Учение о «единосущности» (homousios) и монашество спасли в IV веке христианство от условного идеализма. Свое значение обе эти силы сохранили еще и в последующие века; ср. о монашестве К. Holl, «Enthusiasmus und Bussgewalt beim griechischen Monchtum», 1898.

История догмы на Востоке после Никейского собора идет по двум переплетающимся между собою путям. Во-первых, более точно формулировалась во всех направлениях идея Богочеловека с точки зрения спасения человечества для божественной жизни — следовательно, вера Афанасия (история догмы в строгом смысле слова). Во-вторых, надо было твердо установить, что из спекулятивной системы Оригена, т. е. из «эллинского учения» (hellenike paideia) может быть принято церковью, иными словами, в какой мере Священное Писание и символ веры допускают спекулятивное истолкование и спиритуализацию.

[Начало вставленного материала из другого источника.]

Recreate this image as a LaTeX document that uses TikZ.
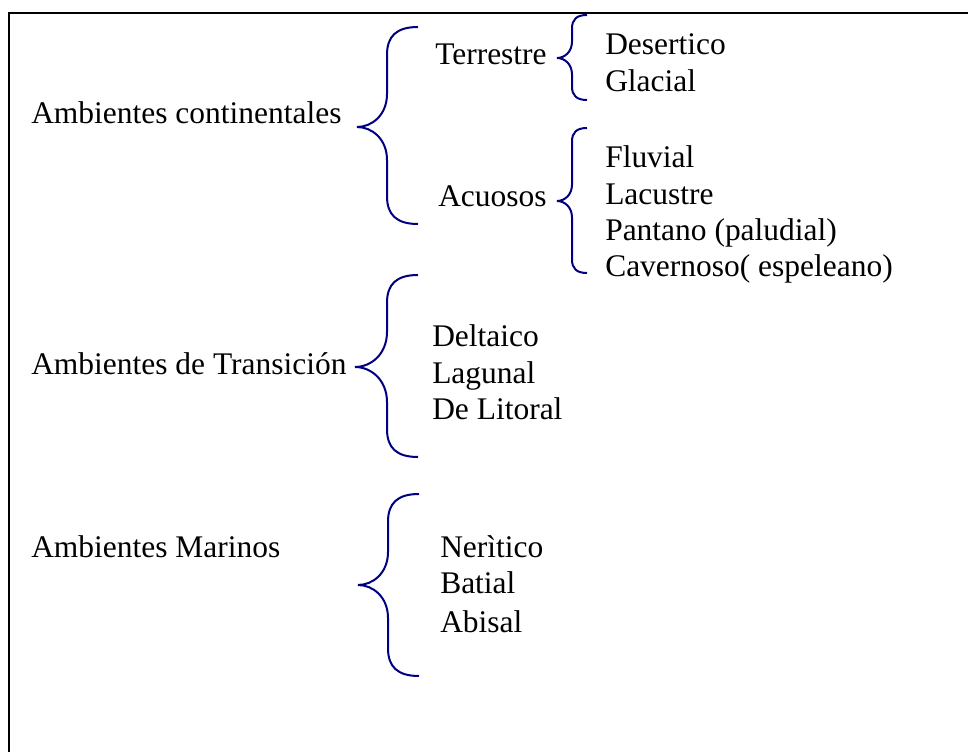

Сотня обстоятельств (между прочим, и политических) затрудняла разрешение обеих этих проблем, но, главным образом, они затемнялись и отравлялись тем, что церковь никогда не решалась сознаться перед собою в богословской работе над догмой, и тем, что огромное большинство христиан действительно боялось работы, ведущей к новой формулировке, как отпадения от веры и нововведения. Постоянно должно было соблюдаться внешнее «semper idem», так как церковь имеет в «апостольском наследии» все определенным и готовым. Это ставило богословие и богословов — именно лучших — и при жизни, и после смерти в самое тяжелое положение: при жизни они считались новаторами, а после смерти, когда догма перерастала их, они часто совершенно теряли авторитет, так как более точно развитая догма становилась мерилом, которое прилагали также и к богословам более раннего времени. Церковь успокоилась только тогда, когда развитие догмы прекратилось и наряду с законченной догмой стали схоластическо-мистическое богословие и безобидная антикварная наука, которые уже не затрагивали догмы, а либо объясняли ее, как нечто раз навсегда данное, либо оставляли ее в стороне, как нечто безразличное. Этим было, наконец, достигнуто то, к чему всегда стремились «консервативные» элементы. Но живое благочестие за это время изменило свое отношение к догме; оно теперь уже не смотрело на духовную веру, как на сферу, в которой оно живет, и как на свое собственное живое выражение, но причисляло ее к системе культа, считало ее святым наследием древности и условием достижения благ, даруемых христианством.